Just kidding, I don't pray. Then I stuck them in the freezer for the recommended minimum of two hours.

Finally, when I had grown old and gray, I put the pop tarts from the freezer, directly in to the oven, and cooked them for about 25 minutes. I would have cooked them a bit longer, but finally had to take them out when my pans looked like this:

Not so much like the picture on the original blog, right?

Things started to look better once I got the tarts off the pans and out of the lagoon of melted fruit:

And then I frosted them, which helped even more (confectioner's sugar thinned with milk):

And once you get up close, they actually start to look appetizing:

The Verdict:

Smiling faces and empty plates.

Monday morning I was able to get both of the kids to eat another one (well, Lucy had half, but finished the other half today) before school, which is already miles ahead of my last attempt to bake a healthy (ish? Healthier?) breakfast snack.

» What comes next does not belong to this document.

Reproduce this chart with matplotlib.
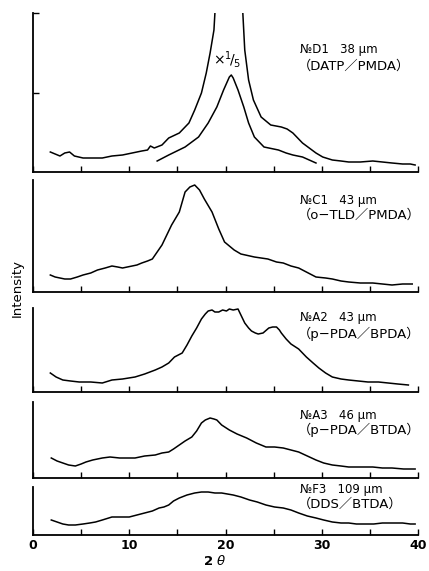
import matplotlib
matplotlib.use("Agg")
import matplotlib.pyplot as plt

# 2theta (deg) and intensity (arb. units) read for each film
d1_tt = [1.8, 2.3, 2.8, 3.3, 3.8, 4.3, 5.2, 6.2, 7.2, 8.2, 9.3, 10.3, 11.3, 11.9, 12.2, 12.6,
         13.4, 14.1, 15.2, 16.2, 16.8, 17.5, 18.0, 18.4, 18.8, 18.9, 20.4, 21.8, 22.0, 22.4,
         22.9, 23.7, 24.7, 25.8, 26.4, 27.0, 27.5, 28.0, 28.7, 29.4, 30.1, 31.1, 32.0, 32.8,
         34.0, 35.3, 36.3, 37.3, 38.4, 39.2, 39.7]
d1_int = [20, 18, 16, 19, 20, 16, 14, 14, 14, 16, 17, 19, 21, 22, 26, 24,
          27, 34, 39, 49, 62, 79, 99, 119, 142, 159, 445, 159, 122, 92,
          72, 55, 47, 45, 43, 39, 34, 29, 24, 19, 15, 12, 11, 10,
          10, 11, 10, 9, 8, 8, 7]

# same film, scaled down by 1/5
d1s_tt = [12.9, 14.1, 15.8, 17.2, 18.2, 19.1, 19.8, 20.4, 20.6, 20.8, 21.3, 21.9, 22.4, 23.0,
          24.0, 25.5, 26.3, 27.0, 28.0, 28.7, 29.4]
d1s_int = [11, 17, 25, 35, 49, 65, 82, 95, 97, 94, 82, 65, 49, 35,
           25, 22, 19, 17, 15, 12, 9]

c1_tt = [1.8, 2.3, 2.8, 3.3, 3.9, 4.6, 5.2, 6.0, 6.7, 7.5, 8.2, 8.8, 9.3, 9.8, 10.3, 10.8,
         11.3, 11.9, 12.4, 12.9, 13.4, 13.9, 14.4, 15.2, 15.8, 16.3, 16.8, 17.3, 17.8, 18.6,
         19.3, 19.9, 20.9, 21.6, 23.0, 24.4, 25.3, 26.0, 26.8, 27.6, 28.4, 29.4, 30.4, 31.1,
         32.0, 32.8, 34.0, 35.3, 36.3, 37.3, 38.4, 39.4]
c1_int = [17, 15, 14, 13, 13, 15, 17, 19, 22, 24, 26, 25, 24, 25, 26, 27,
          29, 31, 33, 40, 47, 57, 67, 80, 100, 105, 107, 102, 93, 80,
          63, 50, 42, 38, 35, 33, 30, 29, 26, 24, 20, 15, 14, 13,
          11, 10, 9, 9, 8, 7, 8, 8]

a2_tt = [1.8, 2.4, 3.1, 3.9, 4.8, 6.0, 7.2, 8.2, 9.3, 10.6, 11.6, 12.7, 13.4, 14.1, 14.7,
         15.5, 16.0, 16.5, 17.0, 17.5, 17.9, 18.2, 18.6, 18.9, 19.3, 19.7, 20.1, 20.4, 20.8,
         21.3, 21.6, 22.0, 22.4, 22.7, 23.1, 23.4, 23.9, 24.5, 24.9, 25.3, 25.6, 25.8, 26.3,
         26.8, 27.6, 28.4, 29.1, 29.7, 30.4, 31.1, 32.0, 32.8, 33.8, 34.8, 35.9, 36.9, 37.9,
         39.0]
a2_int = [19, 15, 12, 11, 10, 10, 9, 12, 13, 15, 18, 22, 25, 29, 35,
          39, 47, 56, 64, 73, 78, 81, 82, 80, 80, 82, 81, 83, 82,
          83, 77, 69, 64, 61, 59, 58, 59, 64, 65, 65, 62, 59, 53,
          48, 43, 35, 29, 24, 19, 15, 13, 12, 11, 10, 10, 9, 8,
          7]

a3_tt = [1.9, 2.5, 3.1, 3.7, 4.4, 5.0, 5.5, 6.2, 7.2, 8.0, 9.0, 9.8, 10.6, 11.6, 12.7, 13.4,
         14.1, 14.6, 15.2, 15.8, 16.5, 17.0, 17.5, 17.9, 18.4, 18.8, 19.1, 19.6, 20.4, 21.2,
         22.2, 23.2, 24.2, 25.1, 26.0, 26.8, 27.6, 28.5, 29.4, 30.2, 31.1, 32.0, 32.8, 34.0,
         35.3, 36.3, 37.3, 38.5, 39.7]
a3_int = [20, 17, 15, 13, 12, 14, 16, 18, 20, 21, 20, 20, 20, 22, 23, 25,
          26, 29, 33, 37, 41, 47, 55, 58, 60, 59, 58, 53, 48, 44,
          40, 35, 31, 31, 30, 28, 26, 22, 18, 15, 13, 12, 11, 11,
          11, 10, 10, 9, 9]

f3_tt = [1.9, 2.5, 3.1, 3.7, 4.4, 5.2, 5.9, 6.5, 7.2, 8.2, 9.1, 10.0, 10.8, 11.6, 12.4, 13.1,
         13.6, 14.1, 14.6, 15.2, 16.0, 16.8, 17.5, 18.2, 18.9, 19.6, 20.2, 20.8, 21.6, 22.5,
         23.3, 24.2, 25.1, 26.0, 26.8, 27.6, 28.5, 29.4, 30.2, 31.1, 32.0, 32.8, 33.6, 34.5,
         35.4, 36.3, 37.3, 38.4, 39.2, 39.7]
f3_int = [15, 13, 11, 10, 10, 11, 12, 13, 15, 18, 18, 18, 20, 22, 24, 27,
          28, 30, 34, 37, 40, 42, 43, 43, 42, 42, 41, 40, 38, 35,
          33, 30, 28, 27, 25, 22, 19, 17, 15, 13, 12, 12, 11, 11,
          11, 12, 12, 12, 11, 11]

sample_names = ["№D1   38 μm", "№C1   43 μm", "№A2   43 μm", "№A3   46 μm", "№F3   109 μm"]
sample_comps = ["（DATP／PMDA）", "（o−TLD／PMDA）", "（p−PDA／BPDA）",
                "（p−PDA／BTDA）", "（DDS／BTDA）"]
y_tops = [159, 112, 84, 76, 48]

W, H = 429, 571
fig = plt.figure(figsize=(W / 100, H / 100), dpi=100)
fam = ["DejaVu Sans", "Noto Sans CJK JP"]

# panel boxes in pixels: (top, bottom)
boxes = [(13, 172), (180, 292), (308, 392), (402, 478), (487, 535)]
x0, x1 = 33, 418
series = [[(d1_tt, d1_int), (d1s_tt, d1s_int)],
          [(c1_tt, c1_int)],
          [(a2_tt, a2_int)],
          [(a3_tt, a3_int)],
          [(f3_tt, f3_int)]]
label_y = [(50, 66), (200, 215), (318, 334), (415, 430), (489, 504)]

axes = []
for i, (top, bot) in enumerate(boxes):
    ax = fig.add_axes([x0 / W, 1 - bot / H, (x1 - x0) / W, (bot - top) / H])
    for tt, inten in series[i]:
        ax.plot(tt, inten, color="black", lw=1.1)
    ax.set_xlim(0, 40)
    ax.set_ylim(0, y_tops[i])
    ax.spines["top"].set_visible(False)
    ax.spines["right"].set_visible(False)
    ax.spines["left"].set_linewidth(1.3)
    ax.spines["bottom"].set_linewidth(1.3)
    ax.set_xticks(range(0, 41, 5))
    ax.tick_params(axis="x", direction="in", length=4, width=1, pad=3)
    if i == 0:
        ax.set_yticks([y_tops[0] / 2, y_tops[0]])
        ax.tick_params(axis="y", direction="in", length=4, width=1)
        ax.set_yticklabels([])
    else:
        ax.set_yticks([])
    if i == len(boxes) - 1:
        ax.set_xticklabels(["0", "", "10", "", "20", "", "30", "", "40"],
                           fontsize=9, fontweight="bold")
    else:
        ax.set_xticklabels([])
    ax.patch.set_alpha(0)
    fig.text(300 / W, 1 - label_y[i][0] / H, sample_names[i], family=fam,
             fontsize=8.5, ha="left", va="center")
    fig.text(298 / W, 1 - label_y[i][1] / H, sample_comps[i], family=fam,
             fontsize=9.5, ha="left", va="center")
    axes.append(ax)

axes[0].text(20.2, 113, r"$\times^{1}\!/_{5}$", fontsize=10, ha="center", va="center")

fig.text(17 / W, 1 - 288 / H, "Intensity", rotation=90, fontsize=9.5,
         ha="center", va="center")
fig.text(215 / W, 1 - 561 / H, r"2 $\theta$", fontsize=9.5, fontweight="bold",
         ha="center", va="center")

fig.savefig("out.png", dpi=100)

However, since then, Finn has informed me that he likes the boxed pop tarts better, and he probably won't be eating any more of the ones his poor mother slaved over.

Lucy said she will keep eating them. She is my favorite.


  1. You really turned lemons into lemonade! Those pop tarts looked great at the end.

  2. We wanted to bring Joel Andrew to monster trucks but I thought he was too young - Finn went a few years ago? We should try it - looks fun for the men. I am totally with you about having quiet girl time and missing it!

  3. Drew, we didn't bring Finn when he was younger, we just drove past Grave Digger's "Headquarters" - they are located on the road out to the Outer Banks. I wasn't sure Finn would be able to handle going to a Monster Truck event before now. You might want to wait another year with Joel Andrew, but then again, I know someone who brought her not-even-two-year-old, so I think it just depends more on temperment and ability to sit still.